Шарлота некоторое время молчала, так что переводчица снова повторила заданный ей вопрос.
— В тот вечер мне и нескольким девушкам из гитлерюгенда было поручено вести группу детей в цирк на праздничное представление. Это были дети из Каменца, Вайсенберга и других населенных пунктов близ Дрездена. Их привезли на вокзал, но потом выяснилось, что мест в цирке уже нет, и нам придется ждать до следующего утра. Потом над городом зажглись яркие огни. Дети, никогда не слыхавшие сирены, восприняли эти огни как часть праздника. Нам стоило больших трудов собрать их всех и загнать в подвалы привокзальных бомбоубежищ.
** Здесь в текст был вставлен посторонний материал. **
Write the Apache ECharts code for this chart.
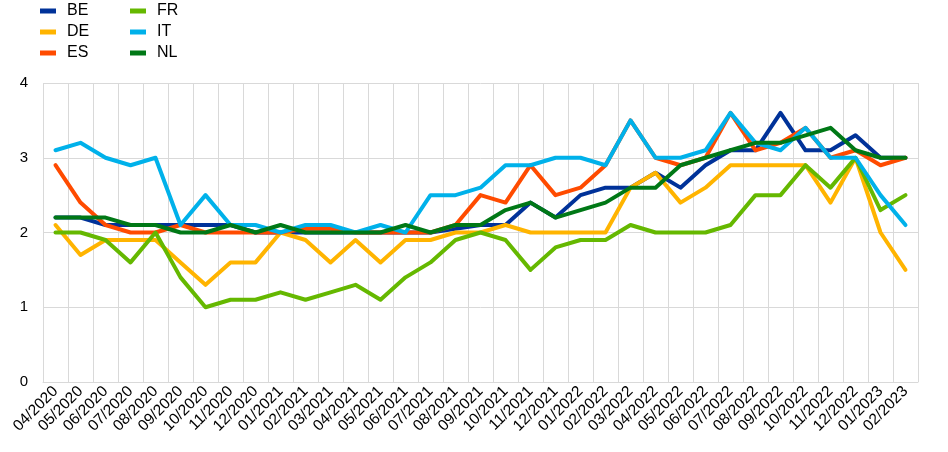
<!DOCTYPE html>
<html>
<head>
<meta charset="utf-8">
<script src="https://cdn.jsdelivr.net/npm/echarts@6/dist/echarts.min.js"></script>
<style>
html,body{margin:0;padding:0;background:#fff;}
#chart{width:948px;height:452px;}
</style>
</head>
<body>
<div id="chart"></div>
<script>
const categories = ["04/2020","05/2020","06/2020","07/2020","08/2020","09/2020","10/2020","11/2020","12/2020",
  "01/2021","02/2021","03/2021","04/2021","05/2021","06/2021","07/2021","08/2021","09/2021","10/2021","11/2021","12/2021",
  "01/2022","02/2022","03/2022","04/2022","05/2022","06/2022","07/2022","08/2022","09/2022","10/2022","11/2022","12/2022",
  "01/2023","02/2023"];

const BE = [2.2,2.2,2.1,2.1,2.1,2.1,2.1,2.1,2.0,2.0,2.0,2.0,2.0,2.0,2.0,2.0,2.05,2.1,2.1,2.4,2.2,2.5,2.6,2.6,2.8,2.6,2.9,3.1,3.1,3.6,3.1,3.1,3.3,3.0,3.0];
const DE = [2.1,1.7,1.9,1.9,1.9,1.6,1.3,1.6,1.6,2.0,1.9,1.6,1.9,1.6,1.9,1.9,2.0,2.0,2.1,2.0,2.0,2.0,2.0,2.6,2.8,2.4,2.6,2.9,2.9,2.9,2.9,2.4,3.0,2.0,1.5];
const ES = [2.9,2.4,2.1,2.0,2.0,2.1,2.0,2.0,2.0,2.0,2.05,2.05,2.0,2.0,2.0,2.0,2.1,2.5,2.4,2.9,2.5,2.6,2.9,3.5,3.0,2.9,3.0,3.6,3.1,3.2,3.4,3.0,3.1,2.9,3.0];
const FR = [2.0,2.0,1.9,1.6,2.0,1.4,1.0,1.1,1.1,1.2,1.1,1.2,1.3,1.1,1.4,1.6,1.9,2.0,1.9,1.5,1.8,1.9,1.9,2.1,2.0,2.0,2.0,2.1,2.5,2.5,2.9,2.6,3.0,2.3,2.5];
const IT = [3.1,3.2,3.0,2.9,3.0,2.1,2.5,2.1,2.1,2.0,2.1,2.1,2.0,2.1,2.0,2.5,2.5,2.6,2.9,2.9,3.0,3.0,2.9,3.5,3.0,3.0,3.1,3.6,3.2,3.1,3.4,3.0,3.0,2.5,2.1];
const NL = [2.2,2.2,2.2,2.1,2.1,2.0,2.0,2.1,2.0,2.1,2.0,2.0,2.0,2.0,2.1,2.0,2.1,2.1,2.3,2.4,2.2,2.3,2.4,2.6,2.6,2.9,3.0,3.1,3.2,3.2,3.3,3.4,3.1,3.0,3.0];

const yTicks = [0,1,2,3,4];

const seriesNames = ["BE","DE","ES","FR","IT","NL"];
const seriesData = [BE, DE, ES, FR, IT, NL];
const colors = ["#003299","#FFB400","#FF4B00","#65B800","#00B1EA","#007816"];

const font = "'Liberation Sans', Arial, sans-serif";
const chart = echarts.init(document.getElementById('chart'), null, {renderer:'canvas'});

const legendBase = {
  orient: 'vertical',
  top: 3,
  padding: 0,
  icon: 'rect',
  itemWidth: 16,
  itemHeight: 5,
  itemGap: 5,
  textStyle: {fontFamily: font, fontSize: 16, color: '#000', lineHeight: 16, padding: [0,0,0,6]},
  selectedMode: false
};

chart.setOption({
  animation: false,
  color: colors,
  legend: [
    Object.assign({}, legendBase, {left: 40, data: ["BE","DE","ES"]}),
    Object.assign({}, legendBase, {left: 130, data: ["FR","IT","NL"]})
  ],
  grid: {left: 43, right: 30, top: 83, bottom: 70, containLabel: false},
  xAxis: {
    type: 'category',
    data: categories,
    boundaryGap: true,
    axisLine: {show: true, lineStyle: {color: '#d9d9d9', width: 1}},
    axisTick: {show: false},
    splitLine: {show: true, lineStyle: {color: '#d9d9d9', width: 1}},
    axisLabel: {interval: 0, rotate: 45, fontFamily: font, fontSize: 15.5, color: '#000', margin: 7}
  },
  yAxis: {
    type: 'value',
    min: yTicks[0],
    max: yTicks[yTicks.length-1],
    interval: 1,
    axisLine: {show: false},
    axisTick: {show: false},
    splitLine: {show: true, lineStyle: {color: '#d9d9d9', width: 1}},
    axisLabel: {fontFamily: font, fontSize: 15, color: '#000', margin: 15}
  },
  series: seriesNames.map((n, k) => ({
    name: n,
    type: 'line',
    data: seriesData[k],
    symbol: 'none',
    lineStyle: {width: 4, color: colors[k], join: 'round', cap: 'round'},
    itemStyle: {color: colors[k]}
  }))
});
</script>
</body>
</html>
А потом все стало рушиться и гореть. Я не помню, где находилась и что со мной произошло. Позже врачи сказали, что мне повезло — я отделалась только контузией головного мозга. Правда, у меня сильно болела голова. Когда моя мама разыскала меня в одной из загородных больниц, я уже почти ничего не видела. Еще через несколько дней процесс атрофии зрительного нерва полностью завершился и я ослепла.
— Кхе, кхе, — раздалось сверху, — мистер Скеррит, все, что рассказывает ваш свидетель, разумеется, вызывает у всех нас чувство сострадания, но какое отношение все это имеет к рассматриваемому сегодня делу об измене королю? Помнится, вы обещали факты в защиту вашего клиента.
— Ваша честь, — Скеррит молитвенно скрестил руки на груди, — я прошу еще две минуты вашего терпения. Только две минуты.
Лорд Баксфилд снисходительно кивнул головой.